A plan to bail out farmers stricken by an escalating trade war is harvesting a mixed crop of reaction.
U.S. Senate Democratic Whip Dick Durbin criticized President Donald Trump’s plan to provide emergency aid to farmers.
“Bailouts, tweets, and bragging won’t save the lost crop value for our farmers and won’t protect their reputations around the world as reliable sellers,” the Illinois Democrat said. “ The president’s scorched earth trade war has put a lot at stake for Illinois and our rural economy. Soybean farmers in Illinois tell me that since the start of the president’s trade war, they’ve seen their crop value drop by 20 percent. Declaring a trade war on the world, instead of the truly bad actors, leaves a lot of collateral damage.
The U.S. Department of Agriculture announced on Wednesday it will take several actions to assist farmers while the administration challenges unfair foreign trade practices. USDA will authorize up to $12 billion in programs, which is in line with the estimated $11 billion impact of retaliatory tariffs on U.S. agricultural goods. These programs will assist agricultural producers to meet the costs of disrupted markets.
Among supporters of the idea are Mike Bost, a Murphysboro Republican whose 12th Congressional District takes in part of Metro East.

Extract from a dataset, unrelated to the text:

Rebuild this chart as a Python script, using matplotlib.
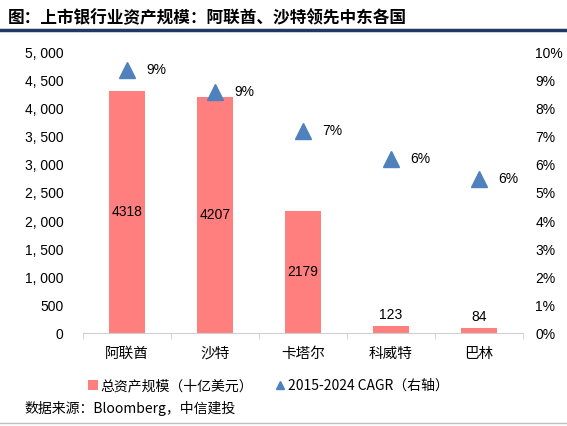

“This short-term relief program to boost our farmers and ranchers allows the Trump administration time to negotiate long-term trade deals that will benefit Southern Illinois’ agricultural economy,” said Bost in a statement. “The United States has been taken to the woodshed for years by unfair and illegal trade practices by China and others, and the administration is right to try and level the playing field. Unfortunately, rather than pursue balanced trade deals, China has responded by punishing our agricultural producers through unjustified retaliatory tariffs. I will continue working with our farmers and ranchers to create new markets for the food, fuel, and fiber they produce.”
Lynn Rohrscheib, Illinois Soybean Growers chairwoman and a soybean farmer from Fairmount, Ill., is among those who are critical.
“If trade is our problem, aid handouts are a poor solution. As producers, we would rather be able to sell our crop for a fair price and grow both agricultural export and market opportunities,” Rohrscheib said. “Government handouts only provide short-term relief. The effect on our soybean supply chains could be disastrous if the U.S. government continues to pick winners and losers amidst this tariff spat. Our supply chains are already in a dangerous position due to harsh rhetoric, and a government handout only adds to the uncertainty. We continue to advocate for an end to this trade war and echo industry concerns for trade, not aid. We recognize the administration’s actions as being heard but feel that any solution should involve rescinding the tariffs.”
Illinois Soybean Growers is a membership organization serving more than 43,000 Illinois soybean growers.